Sebastián la escuchaba frunciendo el entrecejo.
—¡Pero entonces —adujo pensativo— es necesario doblegarse, esclavizarse! —e hizo una mueca de desdén.
—Naturalmente —respondió Luisa, con un encogimiento de hombros—. ¿Contra qué, si no, irías a construir tus caprichos?
—¿Pero por qué —insistió el niño— obedecer para desobedecer? No te comprendo.
—¡Ah! —la condesa agitó la mano enjoyada— debes obedecer para sobrevivir, Sebastián; y desobedecer para vivir, esto es, para buscar tu placer. Es tal vez complicado, pero exacto. Todavía eres un niño —murmuró, mirando con ternura la carita afilada y morena—. Ya tendrás tiempo y ocasión de pensar en estas cosas.
—Está bien —aceptó Sebastián, reticente—. ¡Pero ten presente que cedo a la violencia! —le espetó, furioso sin saber por qué.
La condesa se echó a reír.
—Ve a tu cuarto ahora —le dijo, dándole un suave empujón— y prepara tu discurso de mañana.

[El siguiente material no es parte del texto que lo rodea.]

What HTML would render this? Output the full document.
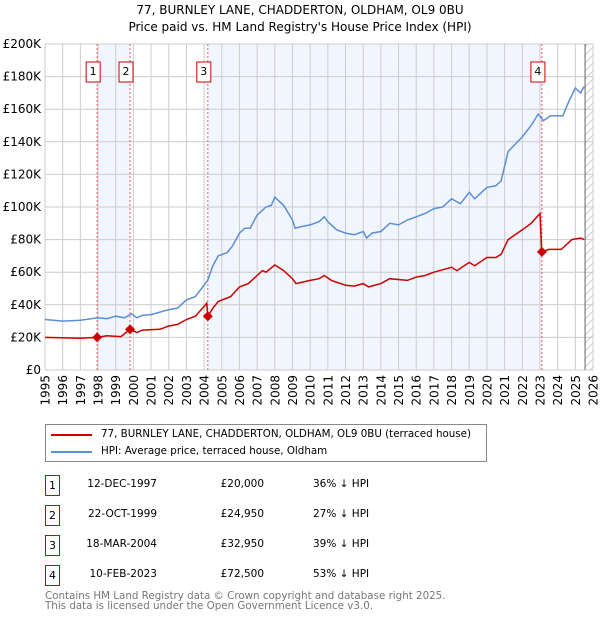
<!DOCTYPE html>
<html><head><meta charset="utf-8"><style>
body{margin:0;background:#fff;font-family:"DejaVu Sans","Liberation Sans",sans-serif;}
#wrap{position:relative;width:600px;height:620px;overflow:hidden;}
svg text{font-family:"DejaVu Sans","Liberation Sans",sans-serif;}
.abs{position:absolute;font-size:10.5px;color:#000;white-space:nowrap;}
.num{position:absolute;left:45px;width:13px;height:19px;border:1px solid #cc0000;font-size:11px;text-align:center;line-height:19px;box-sizing:content-box;}
</style></head><body><div id="wrap">
<svg id="chart" width="600" height="420" style="position:absolute;left:0;top:0">
<text x="300" y="14" text-anchor="middle" font-size="12">77, BURNLEY LANE, CHADDERTON, OLDHAM, OL9 0BU</text>
<text x="300" y="31" text-anchor="middle" font-size="12">Price paid vs. HM Land Registry's House Price Index (HPI)</text>
</svg>
<div style="position:absolute;left:45px;top:424px;width:440px;height:36px;border:1px solid #888;">
<div style="position:absolute;left:5px;top:9px;width:41px;height:2px;background:#cc0000"></div>
<div class="abs" style="left:55px;top:3px;font-size:10.3px">77, BURNLEY LANE, CHADDERTON, OLDHAM, OL9 0BU (terraced house)</div>
<div style="position:absolute;left:5px;top:26px;width:41px;height:2px;background:#5b8fd4"></div>
<div class="abs" style="left:55px;top:20px;font-size:10.3px">HPI: Average price, terraced house, Oldham</div>
</div>
<div id="table"></div>
<div class="abs" style="left:45px;top:591px;font-size:10.3px;color:#777;line-height:10px">Contains HM Land Registry data © Crown copyright and database right 2025.<br>This data is licensed under the Open Government Licence v3.0.</div>
</div>
<script>
const yTicks=[0,20,40,60,80,100,120,140,160,180,200];
const years=[1995,1996,1997,1998,1999,2000,2001,2002,2003,2004,2005,2006,2007,2008,2009,2010,2011,2012,2013,2014,2015,2016,2017,2018,2019,2020,2021,2022,2023,2024,2025,2026];
const hpiT=[1995,1996,1997,1998,1998.5,1999,1999.5,1999.9,2000.2,2000.5,2001,2001.5,2002,2002.5,2003,2003.5,2004,2004.2,2004.5,2004.8,2005.3,2005.6,2006,2006.3,2006.6,2007,2007.3,2007.5,2007.8,2008,2008.5,2009,2009.15,2009.5,2010,2010.5,2010.8,2011,2011.5,2012,2012.5,2013,2013.2,2013.5,2014,2014.5,2015,2015.5,2016,2016.5,2017,2017.5,2018,2018.5,2019,2019.3,2020,2020.5,2020.8,2021.2,2022,2022.5,2022.9,2023.2,2023.6,2024.3,2024.6,2025,2025.3,2025.5];
const hpiV=[31,30,30.5,32,31.5,33,32,34.5,32,33.5,34,35.5,37,38,43,45,52,55,64,70,72,76,84,87,87,95,98,100,101,106,101,92,87,88,89,91,94,91,86,84,83,85,81,84,85,90,89,92,94,96,99,100,105,102,109,105,112,113,116,134,143,150,157,153,156,156,164,173,170,174];
const redT=[1995,1997,1997.95,1998.5,1999.3,1999.8,2000.2,2000.5,2001.5,2002,2002.5,2003,2003.5,2004,2004.15,2004.21,2004.5,2004.8,2005.5,2006,2006.5,2007,2007.3,2007.5,2008,2008.5,2009,2009.2,2010,2010.5,2010.8,2011.2,2012,2012.5,2013,2013.3,2014,2014.5,2015.5,2016,2016.5,2017,2018,2018.3,2019,2019.3,2020,2020.5,2020.8,2021.2,2022,2022.5,2023,2023.1,2023.5,2024.2,2024.8,2025.3,2025.5];
const redV=[20,19.5,20,21,20.5,24.95,23,24.5,25,27,28,31,33,39,41,32.95,38,42,45,51,53,58,61,60,64.5,61,56,53,55,56,58,55,52,51.5,53,51,53,56,55,57,58,60,63,61,66,64,69,69,71,80,86,90,96,72.5,74,74,80,81,80];
const saleLabels=["1","2","3","4"];
const saleT=[1997.95,1999.81,2004.21,2023.11];
const saleV=[20,24.95,32.95,72.5];
const saleDates=["12-DEC-1997","22-OCT-1999","18-MAR-2004","10-FEB-2023"];
const salePrices=["£20,000","£24,950","£32,950","£72,500"];
const saleDiff=["36% ↓ HPI","27% ↓ HPI","39% ↓ HPI","53% ↓ HPI"];
const L=45,R=593,T=44,B=370,x0=1995,x1=2026,dataEnd=2025.55;
const X=t=>L+(t-x0)/(x1-x0)*(R-L);
const Y=v=>B-v/200*(B-T);
const NS='http://www.w3.org/2000/svg';
const svg=document.getElementById('chart');
function el(tag,attrs,parent){const e=document.createElementNS(NS,tag);for(const k in attrs)e.setAttribute(k,attrs[k]);(parent||svg).appendChild(e);return e;}
for(const [a,b] of [[0,1],[2,3]]){const r=el('rect',{x:X(saleT[a]),y:T,width:X(saleT[b])-X(saleT[a]),height:B-T,fill:'#f1f5fd'});

}
const defs=el('defs',{});
const pat=el('pattern',{id:'h',width:8,height:8,patternUnits:'userSpaceOnUse'},defs);
el('path',{d:'M0,8 L8,0',stroke:'#ccc','stroke-width':1},pat);
const hr=el('rect',{x:X(dataEnd),y:T,width:R-X(dataEnd),height:B-T,fill:'url(#h)'});


yTicks.forEach(v=>{const l=el('line',{x1:L,x2:R,y1:Y(v),y2:Y(v),stroke:'#ccc'});


const t=el('text',{x:L-4,y:Y(v)+4,'text-anchor':'end','font-size':12});t.textContent='£'+(v?v+'K':'0');

});
const cw=7.63;
years.forEach(y=>{const l=el('line',{x1:X(y),x2:X(y),y1:T,y2:B,stroke:'#ccc'});


const s=String(y),n=s.length;
const xs=[],ys=[],rs=[];
for(let i=0;i<n;i++){xs.push((X(y)+4.5).toFixed(1));ys.push((B+5+(n-i)*cw).toFixed(1));rs.push(-90);}
const t=el('text',{x:xs.join(' '),y:ys.join(' '),rotate:rs.join(' '),'font-size':12});
t.textContent=s;

});
const el2=el('line',{x1:X(dataEnd),x2:X(dataEnd),y1:T,y2:B,stroke:'#666'});


saleT.forEach((t,i)=>{const l=el('line',{x1:X(t),x2:X(t),y1:T,y2:B,stroke:'#e06060','stroke-dasharray':'2,2'});


const g=el('g',{});


el('rect',{x:X(t)-11,y:62,width:14,height:20,fill:'#fff',stroke:'#cc0000'},g);
const tx=el('text',{x:X(t)-4,y:75,'text-anchor':'middle','font-size':11},g);tx.textContent=saleLabels[i];});
function line(ts,vs,color,name){const d=ts.map((t,i)=>(i?'L':'M')+X(t).toFixed(1)+','+Y(vs[i]).toFixed(1)).join('');
const p=el('path',{d,fill:'none',stroke:color,'stroke-width':1.5});

}
line(hpiT,hpiV,'#5b8fd4','hpi-line');
line(redT,redV,'#cc0000','price-paid-line');
saleT.forEach((t,i)=>{const c=el('path',{d:`M${X(t)},${Y(saleV[i])-5}l5,5l-5,5l-5,-5z`,fill:'#cc0000'});

});
const tb=document.getElementById('table');
saleLabels.forEach((s,i)=>{const top=475+i*30;
const n=document.createElement('div');n.className='num';n.style.top=top+'px';n.textContent=s;

tb.appendChild(n);
[[saleDates[i],157,'sale-date',true],[salePrices[i],264,'sale-price',true],[saleDiff[i],313,'sale-hpi-diff',false]].forEach(([txt,x,nm,right])=>{
const d=document.createElement('div');d.className='abs';d.style.top=(top+3)+'px';
if(right){d.style.right=(600-x)+'px';}else{d.style.left=x+'px';}
d.textContent=txt;

tb.appendChild(d);});});
</script>
</body></html>
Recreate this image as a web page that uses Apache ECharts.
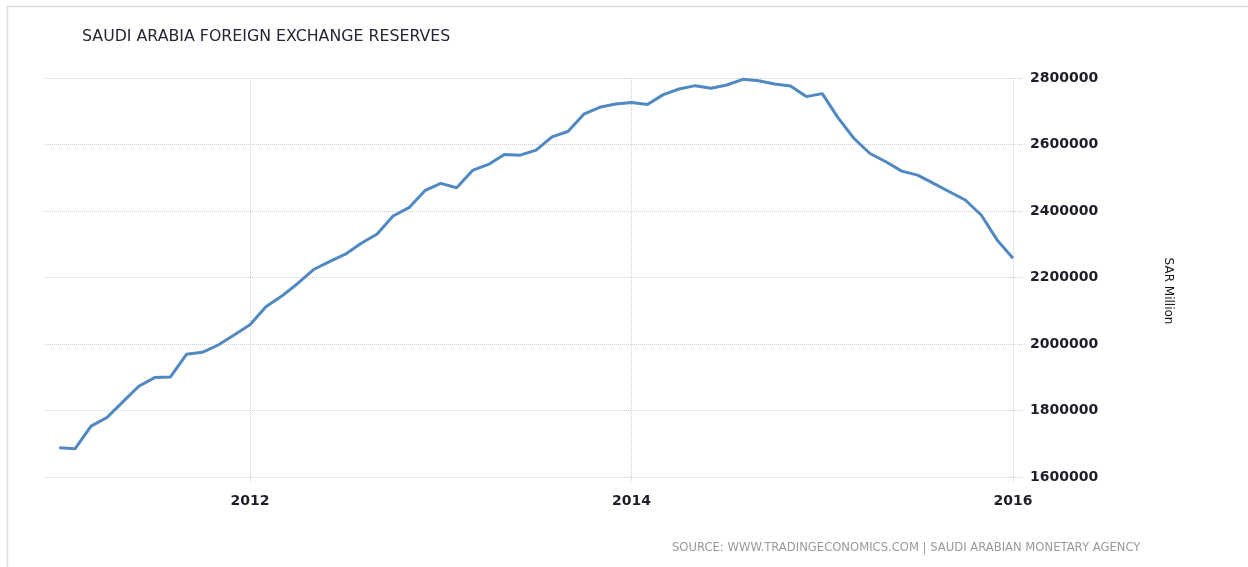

Todo esto —agregó entre risas— si es que te queda tiempo de hacerlo, antes de probar las eficaces medicinas de nuestra querida Sonia.
Cuando Sebastián se hubo ido, la condesa preparó maquinalmente las cremas y perfumes con los que se preparaba para dormir.
—Soy una vieja —monologó, mirándose en el espejo—, una estúpida, inhábil, terrible anciana.
Y abandonando las cremas, se echó vestida sobre la cama, envuelta en una suerte de crepúsculo interno que debía haber estado preparándose —reflexionó— desde mucho tiempo antes, y caía ahora sobre ella como un súbito viento atribulado. A la condesa le castañetearon los dientes y fue durmiéndose de a poco, hundida en esas nieblas.